For Immediate Release: September 24, 2022

Media Contact: Mariah Contreras, mariah@talk-strategy.com.

Sid Richardson Museum in Ft. Worth Celebrates 40-Year Anniversary with New Exhibit Opening September 24

Renowned saddle maker Edward H. Bohlin’s parade saddle will be a highlight of the Museum’s anniversary celebration.

FORT WORTH, TX – This fall, the Sid Richardson Museum celebrates 40 years of serving the Fort Worth community with art of the American West. Opening September 24 at the Sid Richardson Museum, Night & Day: Frederic Remington’s Final Decade presents rare artwork made in the final decade of the iconic Western artist’s life as he shifted focus from work in illustration to fine art. The works included range from 1900 to 1909, the year that Remington’s life was cut short by complications due to appendicitis at the young age of forty-eight.
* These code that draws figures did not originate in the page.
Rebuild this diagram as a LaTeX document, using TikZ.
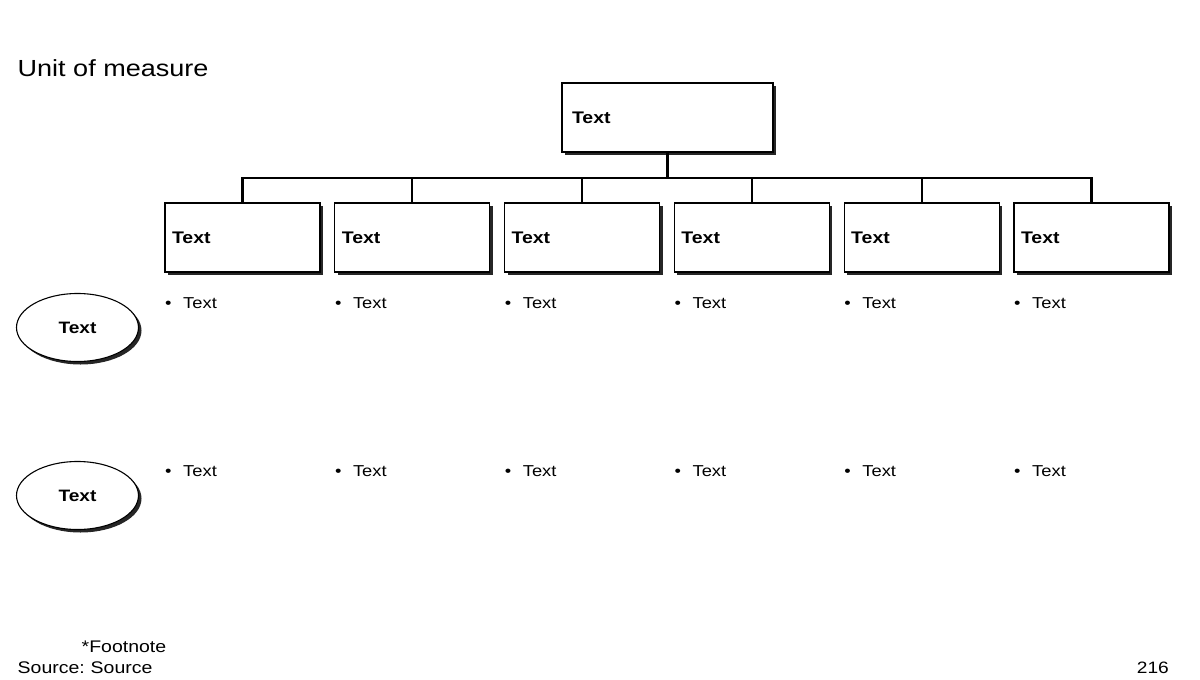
\documentclass[tikz,border=0pt]{standalone}
\usepackage{fontspec}
\usepackage{graphicx}
\setmainfont{Liberation Sans}
\usetikzlibrary{shapes.geometric,shadows,calc}
\newcommand{\hs}[1]{\scalebox{1.16}[1]{#1}}
\tikzset{
  shd/.style={drop shadow={shadow xshift=3pt, shadow yshift=-3pt, fill=black, opacity=0.85}},
  topbox/.style={draw=black, line width=1.1pt, fill=white, shd, rectangle, minimum height=69pt, inner xsep=10pt, inner ysep=0pt, align=left, text width=191pt, font=\fontsize{16.8}{18}\selectfont\bfseries},
  childbox/.style={draw=black, line width=1.1pt, fill=white, shd, rectangle, minimum height=69pt, inner xsep=7pt, inner ysep=0pt, align=left, text width=141pt, font=\fontsize{16.8}{18}\selectfont\bfseries},
  oval/.style={draw=black, line width=1.1pt, fill=white, shd, ellipse, minimum width=122pt, minimum height=68pt, inner sep=0pt, font=\fontsize{16.5}{18}\selectfont\bfseries},
  conn/.style={draw=black, line width=2.2pt},
  bul/.style={anchor=west, inner sep=0pt, font=\fontsize{15.8}{17}\selectfont},
  plain/.style={inner sep=0pt, font=\fontsize{16.8}{18}\selectfont},
}
\begin{document}
\begin{tikzpicture}[x=1pt,y=-1pt]
\useasboundingbox (0,0) rectangle (1200,680);
\fill[white] (0,0) rectangle (1200,680);

\node[anchor=west, inner sep=0pt, font=\fontsize{23.3}{25}\selectfont] (title) at (17.5,68) {\hs{Unit of measure}};

\node[topbox] (top) at (667.5,117.5) {\hs{Text}};
\foreach \i in {1,...,6} {
  \node[childbox] (c\i) at ({242.5+169.8*(\i-1)},237.5) {\hs{Text}};
}
\coordinate (bus) at (0,178);
\draw[conn] (top.south) -- (top.south |- bus);
\draw[conn] (c1.north) |- (c6.north |- bus) -- (c6.north);
\foreach \i in {2,...,5} {
  \draw[conn] (c\i.north) -- (c\i.north |- bus);
}

\node[oval] (o1) at (77.5,327.5) {\hs{Text}};
\node[oval] (o2) at (77.5,495.5) {\hs{Text}};

\foreach \i in {1,...,6} {
  \node[bul] (b1\i) at ({165+169.8*(\i-1)},303) {\hs{\textbullet\hspace{10pt}Text}};
  \node[bul] (b2\i) at ({165+169.8*(\i-1)},471) {\hs{\textbullet\hspace{10pt}Text}};
}

\node[plain, anchor=west] (fn) at (81.5,647) {\hs{*Footnote}};
\node[plain, anchor=west] (src) at (17.5,668) {\hs{Source:\hspace{0.3em}Source}};
\node[plain, anchor=east, font=\fontsize{16.5}{18}\selectfont] (pg) at (1169,668) {\hs{216}};
\end{tikzpicture}
\end{document}
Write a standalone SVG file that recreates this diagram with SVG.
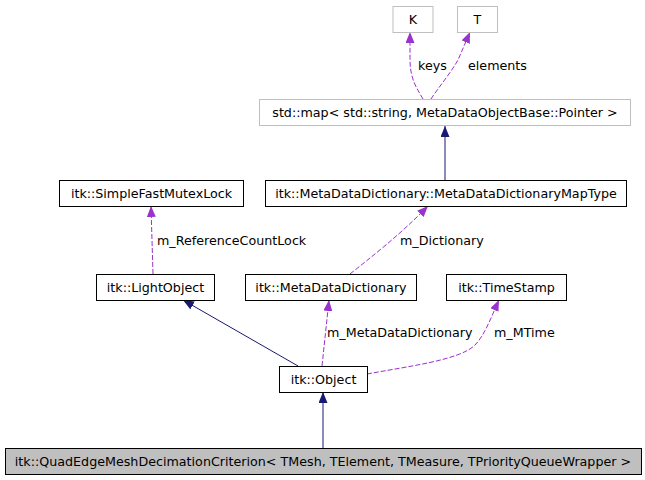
<svg xmlns="http://www.w3.org/2000/svg" width="645" height="480" viewBox="0 0 645 480">
<style>
text{font-family:"DejaVu Sans",sans-serif;font-size:12.7px;fill:#000}
.n rect{fill:#fff;stroke:#000;stroke-width:1}
.g rect{fill:#fff;stroke:#bfbfbf;stroke-width:1}
.c rect{fill:#bfbfbf;stroke:#000;stroke-width:1}
.n text,.g text,.c text{text-anchor:middle}
.inh{fill:none;stroke:#191970;stroke-width:1}
.use{fill:none;stroke:#9a32cd;stroke-width:1;stroke-dasharray:5,2}
</style>
<defs>
<marker id="an" markerWidth="11" markerHeight="9" refX="11" refY="4.5" orient="auto" markerUnits="userSpaceOnUse"><path d="M0,0L11,4.5L0,9z" fill="#191970"/></marker>
<marker id="ap" markerWidth="11" markerHeight="9" refX="11" refY="4.5" orient="auto" markerUnits="userSpaceOnUse"><path d="M0,0L11,4.5L0,9z" fill="#9a32cd"/></marker>
</defs>
<rect width="645" height="480" fill="#fff"/>
<g id="edges">
<path class="use" d="M423,99C418,90 410,80 410,60L410,32" marker-end="url(#ap)"/>
<text x="418" y="70">keys</text>
<path class="use" d="M431,99C438,88 450,74 458,60L470,32" marker-end="url(#ap)"/>
<text x="468" y="70">elements</text>
<path class="inh" d="M445,180L445,126" marker-end="url(#an)"/>
<path class="use" d="M153,274L151,206" marker-end="url(#ap)"/>
<text x="157" y="245">m_ReferenceCountLock</text>
<path class="use" d="M350,274C370,258 400,235 428,206" marker-end="url(#ap)"/>
<text x="400" y="245">m_Dictionary</text>
<path class="inh" d="M298,366L183,300" marker-end="url(#an)"/>
<path class="use" d="M322,366L329,300" marker-end="url(#ap)"/>
<text x="327" y="337">m_MetaDataDictionary</text>
<path class="use" d="M367,374C410,366 460,360 475,345C485,335 492,315 499,300" marker-end="url(#ap)"/>
<text x="494" y="337">m_MTime</text>
<path class="inh" d="M323,448L323,392" marker-end="url(#an)"/>
</g>
<g id="K" class="g"><rect x="393" y="6.5" width="40" height="26"/><text x="413" y="24">K</text></g>
<g id="T" class="g"><rect x="457.5" y="6.5" width="40" height="26"/><text x="477.5" y="24">T</text></g>
<g id="stdmap" class="g"><rect x="259.5" y="99.5" width="371" height="26"/><text x="445" y="117">std::map&lt; std::string, MetaDataObjectBase::Pointer &gt;</text></g>
<g id="SimpleFastMutexLock" class="n"><rect x="59.5" y="180.5" width="184" height="26"/><text x="151.5" y="198">itk::SimpleFastMutexLock</text></g>
<g id="MapType" class="n"><rect x="265.5" y="180.5" width="361" height="26"/><text x="446" y="198">itk::MetaDataDictionary::MetaDataDictionaryMapType</text></g>
<g id="LightObject" class="n"><rect x="96.5" y="274.5" width="118" height="26"/><text x="155.5" y="292">itk::LightObject</text></g>
<g id="MetaDataDictionary" class="n"><rect x="245.5" y="274.5" width="171" height="26"/><text x="331" y="292">itk::MetaDataDictionary</text></g>
<g id="TimeStamp" class="n"><rect x="446.5" y="274.5" width="120" height="26"/><text x="506.5" y="292">itk::TimeStamp</text></g>
<g id="Object" class="n"><rect x="279.5" y="366.5" width="88" height="26"/><text x="323.5" y="384">itk::Object</text></g>
<g id="Criterion" class="c"><rect x="5.5" y="448.5" width="636" height="26"/><text x="323" y="466">itk::QuadEdgeMeshDecimationCriterion&lt; TMesh, TElement, TMeasure, TPriorityQueueWrapper &gt;</text></g>
</svg>
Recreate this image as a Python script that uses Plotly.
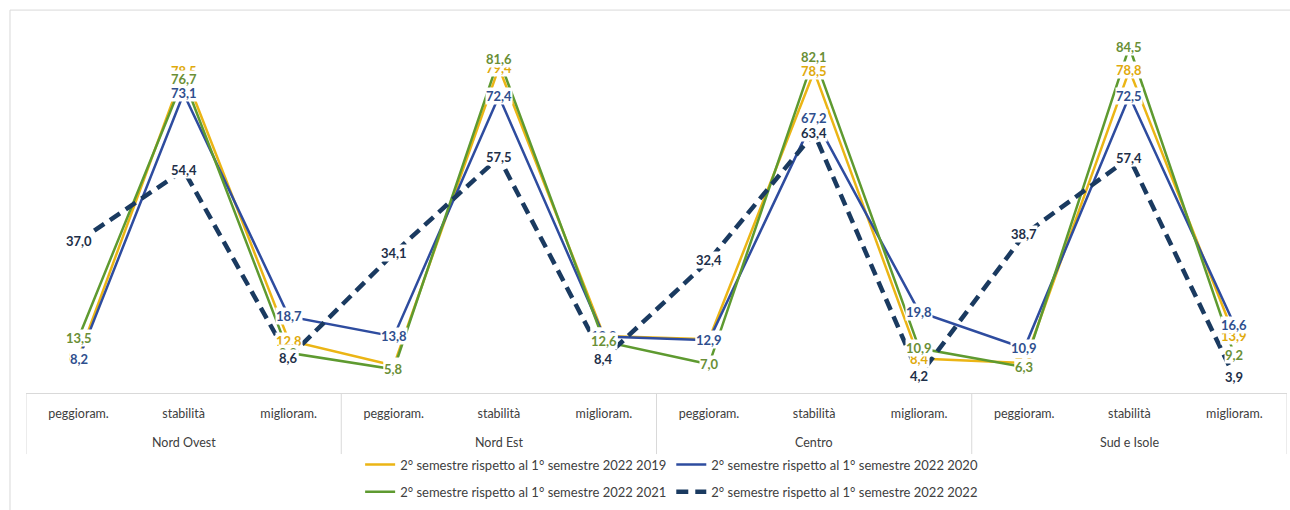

Alternating between color palettes of blue-green and yellow-orange, Remington created Western scenes using impressionist painting techniques.

 

“Remington’s ability to capture light in his canvases through his handling of color and paint application is central to his final body of work,” said Scott Winterrowd, Director of the Sid Richardson Museum. “We’re thrilled to culminate our anniversary year with an exhibit spotlighting the strengths of the museum’s permanent collection alongside important loans from the Amon Carter Museum of American Art; the Museum of Fine Arts, Houston; and private collectors.”

 

Also on view are prints made after paintings that were previously destroyed by the artist. As part of the campaign toward changing the perception of his art, Remington destroyed well over 100 works that did not satisfy his new artistic standards. In 1908, the artist recorded nearly 30 canvases, listing them in a personal diary as “burned up,” including three works cited, “redone, 1908.” Many of the destroyed works were preserved through half-tone reproductions published by Collier’s magazine. The inclusion of these images in the exhibition offers guests the opportunity to compare them with modified and remade compositions Remington produced in his final years.

 

An installation of Remington’s bronzes rounds out the presentation. Remington’s Revisions in Bronze shows side-by-side sculpture subjects he remade with different finishes in varying sizes. Remington employed the lost wax casting process in creating his bronzes allowing him to rework the wax model each time a sculpture was cast. The encrusted textures of the sculptures closely resemble the thickly painted surfaces of his canvases made between 1907 and 1909.

 

Exhibition programming kicks off October 7 with a lecture by art historian, Dr. Mark Thistlethwaite, titled From Illustrator to Fine Artist: Frederic Remington’s Final Frontier. Additional programming includes the Tea & Talk series, in-person lectures, a book program focusing on the American West, and trivia nights. For details, visit sidrichardsonmuseum.org/programs.

 

Night & Day: Frederic Remington’s Final Decade is on view at the Sid Richardson Museum in Fort Worth’s Sundance Square from September 24 through April 23, 2023. Museum admission is always free. Directions and hours can be found online at sidrichardsonmuseum.org.

 

About the Museum

The Sid Richardson Museum, a Fort Worth art museum located in historic Sundance Square, features permanent and special exhibitions of paintings by the premier Western artists, Frederic Remington and Charles M. Russell. The works, reflecting both the romance and reality of the American West, are the legacy of the late oilman and philanthropist, Sid Williams Richardson. Most were acquired by him from 1942 until his death in 1959. The collection also includes works by Oscar E. Berninghaus, Charles F. Browne, Edwin W. Deming, William Gilbert Gaul, Peter Hurd, Frank Tenney Johnson, William R. Leigh, Peter Moran, and Charles Schreyvogel.